Ces festivals sont autant d’occasions pour les Tibétains de renouveler leurs vœux spirituels et de renforcer les liens communautaires.
💡 La philosophie de la compassion et du karma dans la vie quotidienne
Les principes du karma (loi de cause à effet) et de la compassion universelle jouent un rôle important dans le comportement des Tibétains. Le respect des êtres vivants, la générosité et l’attention portée aux actions individuelles sont des valeurs omniprésentes dans la société tibétaine.
Les Tibétains croient fermement que chaque action, pensée ou parole a des conséquences directes sur leur existence actuelle et leurs vies futures. En conséquence, cette vision du monde influence profondément les interactions sociales, les décisions personnelles et même les pratiques économiques locales.

Symboles et objets sacrés dans le bouddhisme tibétain
Chaque objet, chaque couleur et chaque symbole a une signification profonde et une fonction spirituelle précise. Ces éléments, omniprésents dans les monastères, les maisons tibétaines et les pratiques personnelles, servent à guider les fidèles vers la conscience spirituelle et la réalisation intérieure.
Les moulins à prières
Les moulins à prières sont des cylindres métalliques ou en bois gravés de mantras sacrés, notamment le célèbre « Om Mani Padme Hum ». Les fidèles les tournent dans le sens des aiguilles d’une montre en récitant des prières ou des mantras.
Les drapeaux de prière (Lungta)
Les drapeaux de prière tibétains, appelés Lungta (littéralement « cheval de vent »), sont accrochés sur les toits, les ponts ou les sommets de montagne.
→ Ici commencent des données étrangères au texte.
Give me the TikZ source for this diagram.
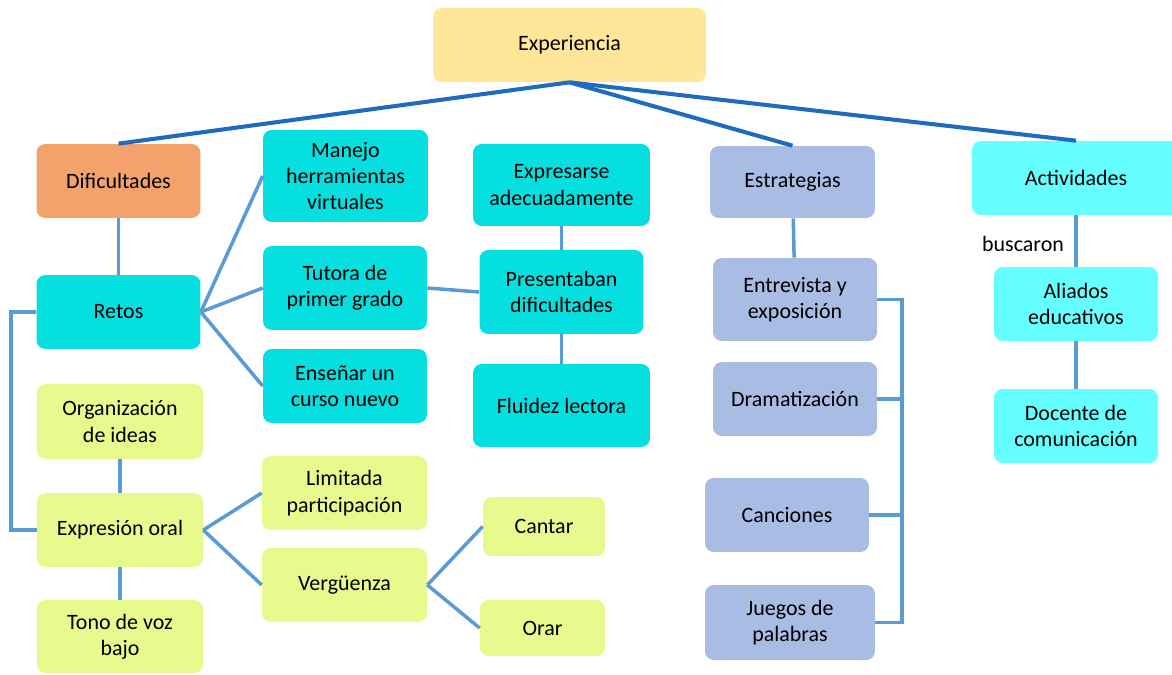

Ils sont imprimés avec des mantras et des symboles sacrés, censés répandre des bénédictions à chaque mouvement du vent.
💡 Symbolisme des couleurs :
- 🔵 Bleu : Le ciel
- ⚪ Blanc : L’air
- 🔴 Rouge : Le feu
- 🟢 Vert : L’eau
- 🟡 Jaune : La terre
Chaque couleur représente un élément naturel, et l’ensemble symbolise l’harmonie entre les énergies de la nature et les prières humaines.

Les lampes à beurre
Les lampes à beurre sont des offrandes traditionnelles placées dans les monastères et les temples tibétains. Alimentées autrefois avec du beurre de yak (aujourd’hui souvent remplacé par de l’huile végétale), elles symbolisent la lumière de la sagesse qui dissipe les ténèbres de l’ignorance.
Les fidèles allument ces lampes en signe de dévotion, en faisant un vœu ou en priant pour un proche disparu. Elles représentent aussi l’espoir d’une réincarnation favorable et d’un avenir lumineux.
Les malas (chapelets tibétains)
Le mala est un chapelet composé généralement de 108 perles, un nombre sacré dans le bouddhisme. Il est utilisé pour compter les répétitions de mantras, de prières ou de respirations méditatives.
💡 Fonctions du mala :
- Concentration de l’esprit pendant les prières.
- Outil de méditation pour approfondir la pleine conscience.
- Symbole de protection spirituelle contre les énergies négatives.
Les perles sont souvent fabriquées à partir de matériaux sacrés, comme le bois de santal, l’os de yak ou les graines de rudraksha.
Le Vajra et la cloche
Le vajra (ou dorje en tibétain) et la cloche sont des instruments rituels utilisés lors des cérémonies tantriques. Le vajra symbolise la compassion indestructible et l’énergie masculine, tandis que la cloche représente la sagesse et l’énergie féminine.